Are you? If not, may I suggest you get on the stick? And perhaps tread carefully over this post and the comments, as some spoilers may appear. But then again, you will probably forget them when you start watching, because soon enough you’ll just be caught up in the storytelling.
Which leads me to the subject of this post. Why has Downton Abbey proved so popular? I think there are some palpable reasons, and writers can learn from them. Here they are, in no particular order:
1. The characters are complex
The good are not all good and the bad are not all bad. Julian Fellowes, the creator of the show, is a novelist (and actor . . .and director . . .) and has brought those skills to the cast. We find something to care about in each of them, even the ones who are less than admirable.
2. Strength of will
When I teach plot, I stress that readers get engaged with a story when a character shows “strength of will.” We bond with characters who are active, not passive. Each character in Downton Abbey has an agenda, and each pursues it in such a way that we want to see how it turns out for them—and how it affects the rest of the characters.
There is a thread of old fashioned English nobility running through many of the characters, both upstairs and downstairs. It’s what immediately got me bonded to Bates and two of my other favorite characters, Carson and Mrs. Hughes.
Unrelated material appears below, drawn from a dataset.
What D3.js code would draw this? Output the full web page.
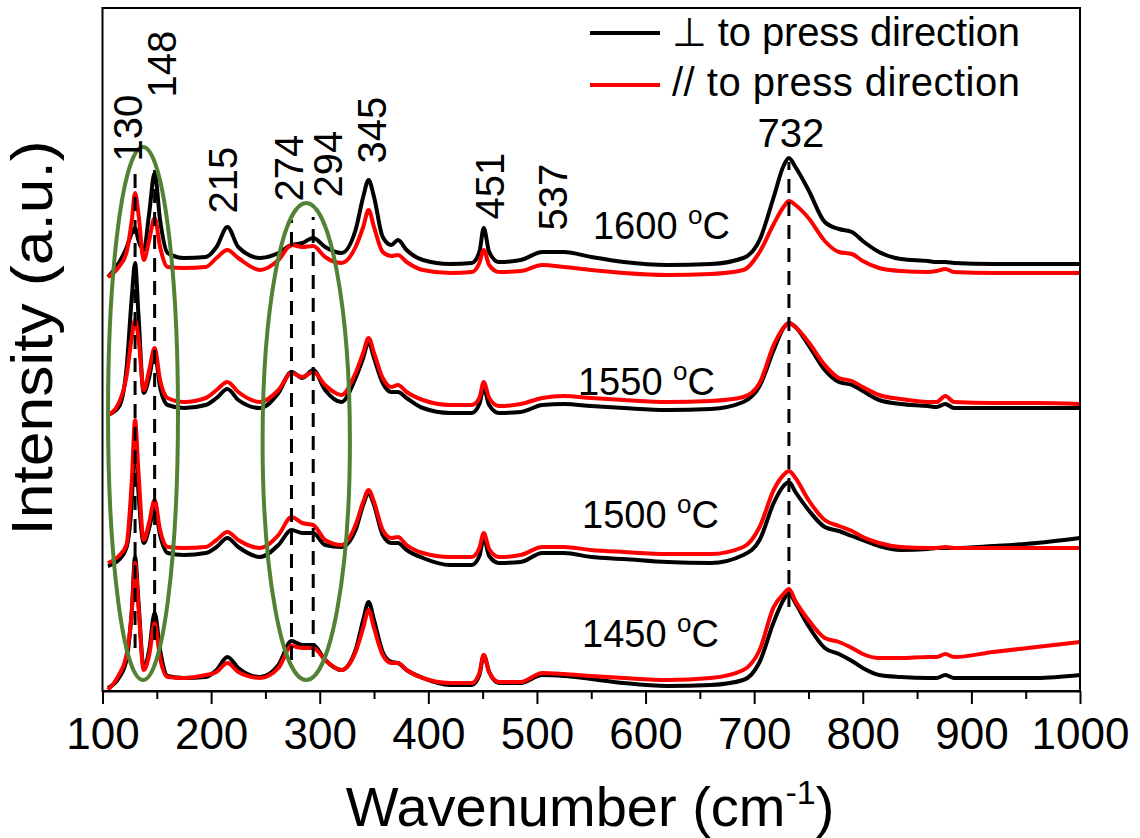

Humanity is responsive to noble sentiment. If you can weave that into your fiction you are hitting a nerve that resonates deeply with readers, even if they can’t identify it.
4. The power of love
As the prophet Huey Lewis said, “It's strong and it's sudden and it's cruel sometimes. But it might just save your life.”
That’s the power of love and in Downton Abbey there are loves gained, loves lost and loves hoped for. There’s a reason romance has been, and probably always will be, the most popular genre. As a culture we are in love with love, and when characters we care about are yearning for it, and suffering for it, we just can’t stop watching their hearts on display.
5. Plot disasters
And in terms of just plain plotting, the writers know how to leave us hanging. There was one particular twist in an early show (I won’t give it away) but fans know what I am referring to if I mention the word Turk. Things like this happen in big ways and little ways. It’s the old fashioned concept of the twist and the cliffhanger. If only there were a book that delved into the secrets of creating all that. Wait, there is.
6. Cross cutting
Downton keeps several plates spinning in each episode, cutting back and forth between the whirling platters like a clever novelist using several POVs. It takes tremendous skill to pull that off, because each POV has to work on its own terms. Downton gets this right.
Give characters secrets, past wounds, a “ghost” that haunts the present. The key is to raise the specter of a deep secret, show its consequences in a character’s present life, but don’t reveal the source too soon. That mystery keeps us watching to find out the answers. The Downton characters have ghosts from the past that drop in for startling and sometimes devastating revisits.
Okay, I now turn over the conversation to our community here at TKZ. Are you a Downton devotee? Why? What is this series doing so right?